— start SUPPLIED MATERIAL —

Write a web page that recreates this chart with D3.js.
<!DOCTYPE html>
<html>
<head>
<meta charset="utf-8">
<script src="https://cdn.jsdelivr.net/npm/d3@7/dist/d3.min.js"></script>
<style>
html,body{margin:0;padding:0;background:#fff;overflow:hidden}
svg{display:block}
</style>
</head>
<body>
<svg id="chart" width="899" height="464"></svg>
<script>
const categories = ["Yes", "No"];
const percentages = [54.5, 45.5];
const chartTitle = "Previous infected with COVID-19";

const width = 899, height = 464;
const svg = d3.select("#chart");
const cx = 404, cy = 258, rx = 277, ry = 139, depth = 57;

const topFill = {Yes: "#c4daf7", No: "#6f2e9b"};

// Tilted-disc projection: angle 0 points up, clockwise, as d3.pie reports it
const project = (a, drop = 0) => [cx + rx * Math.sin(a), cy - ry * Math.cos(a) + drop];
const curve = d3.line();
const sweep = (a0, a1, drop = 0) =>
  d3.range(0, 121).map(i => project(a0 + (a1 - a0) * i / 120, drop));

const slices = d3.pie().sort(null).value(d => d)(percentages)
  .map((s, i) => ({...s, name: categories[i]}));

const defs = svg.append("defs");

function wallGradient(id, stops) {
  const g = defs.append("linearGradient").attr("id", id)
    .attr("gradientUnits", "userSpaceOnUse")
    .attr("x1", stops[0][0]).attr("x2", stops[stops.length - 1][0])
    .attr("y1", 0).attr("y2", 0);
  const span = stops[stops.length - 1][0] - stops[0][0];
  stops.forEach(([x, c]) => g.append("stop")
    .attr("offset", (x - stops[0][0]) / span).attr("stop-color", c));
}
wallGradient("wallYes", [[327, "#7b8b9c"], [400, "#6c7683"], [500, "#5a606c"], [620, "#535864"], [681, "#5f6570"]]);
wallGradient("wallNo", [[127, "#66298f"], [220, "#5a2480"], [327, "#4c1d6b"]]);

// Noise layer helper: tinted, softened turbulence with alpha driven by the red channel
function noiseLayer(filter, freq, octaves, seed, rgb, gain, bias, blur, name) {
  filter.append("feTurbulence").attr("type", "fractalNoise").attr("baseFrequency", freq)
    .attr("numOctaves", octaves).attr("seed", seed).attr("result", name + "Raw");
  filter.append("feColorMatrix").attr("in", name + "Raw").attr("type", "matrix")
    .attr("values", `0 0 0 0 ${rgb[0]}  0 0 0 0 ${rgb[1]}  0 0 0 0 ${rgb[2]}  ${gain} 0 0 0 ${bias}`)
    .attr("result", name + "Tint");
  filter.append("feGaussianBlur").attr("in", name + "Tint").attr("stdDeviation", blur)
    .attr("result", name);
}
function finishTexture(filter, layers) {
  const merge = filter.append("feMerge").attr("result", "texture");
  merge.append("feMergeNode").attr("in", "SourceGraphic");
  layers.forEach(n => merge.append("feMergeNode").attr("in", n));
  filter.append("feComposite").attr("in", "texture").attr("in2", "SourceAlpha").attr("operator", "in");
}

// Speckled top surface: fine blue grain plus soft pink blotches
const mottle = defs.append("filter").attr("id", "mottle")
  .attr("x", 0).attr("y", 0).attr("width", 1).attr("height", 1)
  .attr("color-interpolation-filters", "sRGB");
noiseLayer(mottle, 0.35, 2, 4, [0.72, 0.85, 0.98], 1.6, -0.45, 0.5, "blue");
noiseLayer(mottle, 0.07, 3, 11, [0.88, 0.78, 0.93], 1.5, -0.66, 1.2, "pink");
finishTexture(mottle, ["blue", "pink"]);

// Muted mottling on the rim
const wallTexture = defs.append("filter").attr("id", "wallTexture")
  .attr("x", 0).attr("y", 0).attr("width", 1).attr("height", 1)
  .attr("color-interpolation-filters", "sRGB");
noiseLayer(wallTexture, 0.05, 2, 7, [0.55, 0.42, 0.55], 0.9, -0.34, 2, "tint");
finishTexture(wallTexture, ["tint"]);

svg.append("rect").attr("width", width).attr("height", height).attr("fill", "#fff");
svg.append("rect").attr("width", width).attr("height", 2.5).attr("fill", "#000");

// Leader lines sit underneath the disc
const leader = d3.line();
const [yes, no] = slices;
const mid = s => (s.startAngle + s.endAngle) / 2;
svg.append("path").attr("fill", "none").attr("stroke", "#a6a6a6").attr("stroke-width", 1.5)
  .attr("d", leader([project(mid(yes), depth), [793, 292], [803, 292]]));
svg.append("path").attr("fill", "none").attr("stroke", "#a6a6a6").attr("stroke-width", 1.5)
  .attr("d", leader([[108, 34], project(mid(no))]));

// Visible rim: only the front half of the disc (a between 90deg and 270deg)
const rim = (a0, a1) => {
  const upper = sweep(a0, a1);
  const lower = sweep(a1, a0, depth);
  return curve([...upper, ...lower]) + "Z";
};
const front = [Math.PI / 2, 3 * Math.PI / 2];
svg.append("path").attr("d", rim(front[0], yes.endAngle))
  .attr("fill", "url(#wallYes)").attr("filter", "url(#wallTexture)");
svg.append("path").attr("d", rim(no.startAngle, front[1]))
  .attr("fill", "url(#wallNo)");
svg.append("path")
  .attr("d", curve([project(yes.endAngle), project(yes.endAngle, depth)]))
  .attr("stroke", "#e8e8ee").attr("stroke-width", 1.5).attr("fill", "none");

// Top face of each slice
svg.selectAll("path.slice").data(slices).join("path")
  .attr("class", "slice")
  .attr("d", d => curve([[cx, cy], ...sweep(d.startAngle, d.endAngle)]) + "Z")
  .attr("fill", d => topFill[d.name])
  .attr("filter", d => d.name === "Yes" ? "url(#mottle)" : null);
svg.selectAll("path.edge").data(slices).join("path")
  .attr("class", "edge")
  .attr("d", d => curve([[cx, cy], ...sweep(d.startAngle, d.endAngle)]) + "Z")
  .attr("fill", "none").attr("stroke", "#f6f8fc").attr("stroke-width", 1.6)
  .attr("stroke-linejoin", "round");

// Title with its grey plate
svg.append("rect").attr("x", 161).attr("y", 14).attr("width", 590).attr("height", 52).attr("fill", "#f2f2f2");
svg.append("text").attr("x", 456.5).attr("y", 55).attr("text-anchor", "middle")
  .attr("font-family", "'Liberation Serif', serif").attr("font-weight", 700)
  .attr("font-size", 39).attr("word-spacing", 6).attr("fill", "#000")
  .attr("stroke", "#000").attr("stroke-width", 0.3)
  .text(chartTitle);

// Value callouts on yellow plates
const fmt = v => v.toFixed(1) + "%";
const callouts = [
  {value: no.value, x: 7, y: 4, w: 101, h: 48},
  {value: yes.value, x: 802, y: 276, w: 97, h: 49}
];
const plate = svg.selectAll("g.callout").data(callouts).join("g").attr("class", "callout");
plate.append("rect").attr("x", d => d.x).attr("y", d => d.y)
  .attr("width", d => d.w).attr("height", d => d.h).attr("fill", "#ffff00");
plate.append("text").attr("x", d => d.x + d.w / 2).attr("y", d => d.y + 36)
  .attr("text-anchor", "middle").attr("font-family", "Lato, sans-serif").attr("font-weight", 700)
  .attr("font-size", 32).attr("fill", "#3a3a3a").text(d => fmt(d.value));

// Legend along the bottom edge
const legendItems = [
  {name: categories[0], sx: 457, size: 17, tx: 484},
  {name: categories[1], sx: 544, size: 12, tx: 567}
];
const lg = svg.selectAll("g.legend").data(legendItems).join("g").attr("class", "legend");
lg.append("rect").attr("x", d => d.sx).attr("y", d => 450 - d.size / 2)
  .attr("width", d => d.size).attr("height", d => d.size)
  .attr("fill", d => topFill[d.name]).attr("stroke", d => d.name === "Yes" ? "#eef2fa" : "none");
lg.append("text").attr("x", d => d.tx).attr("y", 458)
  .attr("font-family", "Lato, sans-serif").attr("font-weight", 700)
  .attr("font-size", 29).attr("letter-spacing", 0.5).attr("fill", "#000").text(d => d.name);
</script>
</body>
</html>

— end SUPPLIED MATERIAL —

◆ INSTRUCTIONS TO FOLLOW
Scan the data for the word "with" and copy every line where it shows up.

◆ TASK ANSWER
Write a web page that recreates this chart with D3.js.
const chartTitle = "Previous infected with COVID-19";
// Noise layer helper: tinted, softened turbulence with alpha driven by the red channel
// Title with its grey plate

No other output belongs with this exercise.